Video: 6 Considerations for ERP Implementation

min read

In 2016, the New School completed an enterprise resource management implementation.

 

 

Anand Padmanabhan: Implementation was for HR, finance, payroll, and time and absence. We went with Workday as a solution for those products. The traditional way of doing ERP is you have a group of people that go off, hear what's needed to be done, that go off and do the stuff. People wait for eight months, nine months, almost a year to see even the first vestiges of what the new system's gonna look like. Compared to the new paradigm wherein it's agile. So within 30 days you see some of your own data in the system and the big change is also how there's no coding. It's more on the business process.

 

1. Involve Everyone

 

Anand Padmanabhan: We took almost a year to really pick the product. And the reason we did that is we wanted to make sure that we included every single person within the functional group to see what the new product's gonna be.
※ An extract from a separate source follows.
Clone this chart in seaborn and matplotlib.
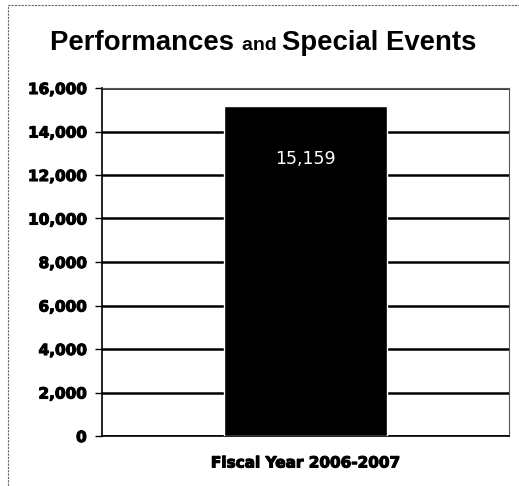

Everybody, I mean starting from the entry level person in HR all the way to the vice president for HR and the same with the finance. It's not what they are used to. They are used to telling the IT department, "Oh we need to make this change and that change," and then the IT department makes the change and then they go ahead and do it. So we wanted, for me personally, was to make sure that everybody in the functional departments understood what they're going to get into.

 

2. Begin the change management process early.

 

Anand Padmanabhan: The day we started implementing we had a change management team in place and probably about two or three months into the implementation we started informing the community. Across the community- this change that's coming forward in a year and a half, be prepared, here's what it's going to be. You see iterations of these things coming up quickly, you can actually show the end user what it's going to be like with their own data.

 

3. Establish reporting methodology even before rollout.

 

Anand Padmanabhan: We thought reporting was easy in this new system, that users would be able to create their own reports and do the stuff. It's not easy. That's one big drawback that I would say from a Workday perspective: the functional team cannot do reporting, it still has to be IT that does the reporting. So this is something that I would start early on, to start thinking about it, getting people ready for it and then have that 20% of the report, that 80% of the people use, ready. So when you launch it, it's immediately useful for the end user.

 

4. Abandon old practices for new ones.

 

Anand Padmanabhan: We looked at best practices across the board and we started with that. Rather than going and replicating what we had, which was a system that was setup in 1999 for us. It was partially successful, to be honest. Because, I mean, there are still, it's basically the folks that have done this for a long time. But we evolve.

 

5. The process will take more time and energy than you think.

 

Anand Padmanabhan: When Workday says it's gonna be X amount of months to get this implemented, double it. We did it in 18 to 20 months for everything. HR, finance, and it was a complete redo. And it burnt a lot of people. Both from IT functional, all the functional groups. We didn’t have enough time for UAT, the User Acceptance Testing. It can be done, but it's not the ideal way to do it. So I would double that time frame of if the implementation group or Workday, or Oracle, whoever is selling it- double it. Because that's very critical and useful.

 

6. Involve your security team from the beginning.

 

Anand Padmanabhan: The security structure setup is very, very complex. And the thing that we did is we thought, well nobody had talked to us about security being an issue and setting up the security being an issue. So we kind of deferred it towards the tail end of the project. And setting up the security has immense implication to how the Businesses Processes, are setup. So each role and each action has a role that has implications to who has access and who sees what. It has implications to what report. So if I give you a report and there are fields in that that your role is not authorized to see, your report's gonna be empty. So you need the data to do some decisions, or you need the data to do your day-to-day job, but then you have an empty report. So thinking through security, the architecture, not the technical architecture, but the architecture of security: the roles and groups and domains and all that stuff. Very early on have a security person, like the change management team, have a security person involved and sitting in every single business process meeting because they need to understand what roles and-- It's not who the person should be, but what are the roles, what are the domains, and what are the groups that need to be setup?